### Your objective
Transcribe the records below in full; pictures stay out of the copy.

===== Stored rows

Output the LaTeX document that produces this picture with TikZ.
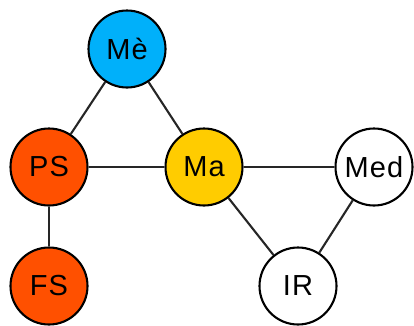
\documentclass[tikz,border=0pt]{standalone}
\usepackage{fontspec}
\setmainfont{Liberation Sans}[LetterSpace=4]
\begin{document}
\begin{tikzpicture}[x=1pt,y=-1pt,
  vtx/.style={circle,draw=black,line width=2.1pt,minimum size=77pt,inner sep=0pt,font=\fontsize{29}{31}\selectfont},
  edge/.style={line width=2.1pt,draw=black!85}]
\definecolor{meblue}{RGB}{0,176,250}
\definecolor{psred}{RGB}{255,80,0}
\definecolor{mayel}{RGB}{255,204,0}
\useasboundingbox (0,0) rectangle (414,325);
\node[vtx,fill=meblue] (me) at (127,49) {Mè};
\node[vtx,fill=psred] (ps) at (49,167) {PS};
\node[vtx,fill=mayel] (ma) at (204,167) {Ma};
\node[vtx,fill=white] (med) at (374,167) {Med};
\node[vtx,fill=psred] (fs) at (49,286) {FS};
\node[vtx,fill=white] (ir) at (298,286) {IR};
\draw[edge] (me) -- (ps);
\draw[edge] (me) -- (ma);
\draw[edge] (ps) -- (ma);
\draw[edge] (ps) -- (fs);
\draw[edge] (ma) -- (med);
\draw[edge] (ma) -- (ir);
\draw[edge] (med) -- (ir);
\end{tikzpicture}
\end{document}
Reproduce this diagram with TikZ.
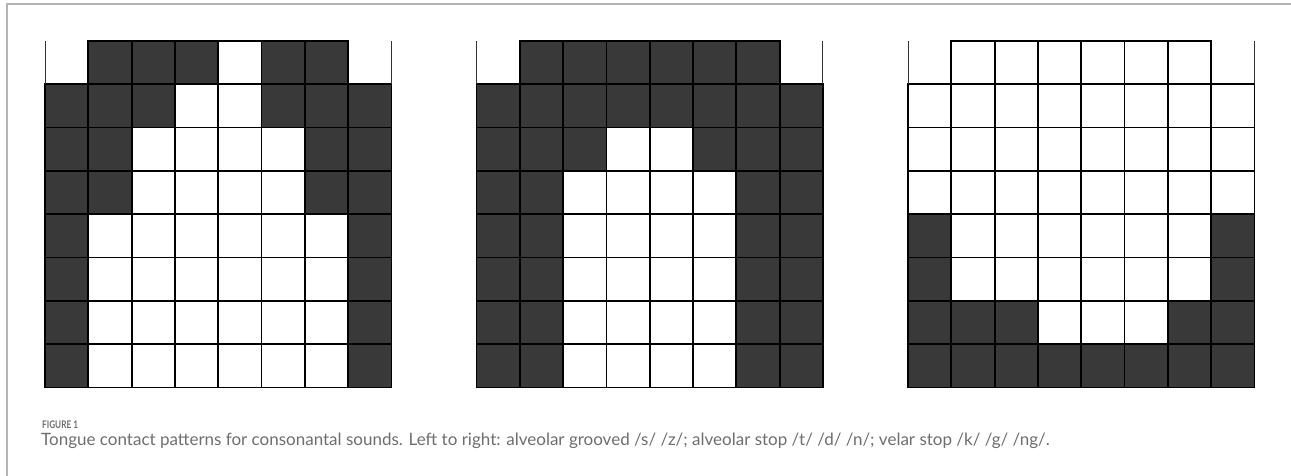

==========

### Reply
Output the LaTeX document that produces this picture with TikZ.
\documentclass[tikz,border=0pt]{standalone}
\usepackage{fontspec}
\setmainfont{Liberation Sans}[LetterSpace=4]
\begin{document}
\begin{tikzpicture}[x=1pt,y=-1pt,
  vtx/.style={circle,draw=black,line width=2.1pt,minimum size=77pt,inner sep=0pt,font=\fontsize{29}{31}\selectfont},
  edge/.style={line width=2.1pt,draw=black!85}]
\definecolor{meblue}{RGB}{0,176,250}
\definecolor{psred}{RGB}{255,80,0}
\definecolor{mayel}{RGB}{255,204,0}
\useasboundingbox (0,0) rectangle (414,325);
\node[vtx,fill=meblue] (me) at (127,49) {Mè};
\node[vtx,fill=psred] (ps) at (49,167) {PS};
\node[vtx,fill=mayel] (ma) at (204,167) {Ma};
\node[vtx,fill=white] (med) at (374,167) {Med};
\node[vtx,fill=psred] (fs) at (49,286) {FS};
\node[vtx,fill=white] (ir) at (298,286) {IR};
\draw[edge] (me) -- (ps);
\draw[edge] (me) -- (ma);
\draw[edge] (ps) -- (ma);
\draw[edge] (ps) -- (fs);
\draw[edge] (ma) -- (med);
\draw[edge] (ma) -- (ir);
\draw[edge] (med) -- (ir);
\end{tikzpicture}
\end{document}
Reproduce this diagram with TikZ.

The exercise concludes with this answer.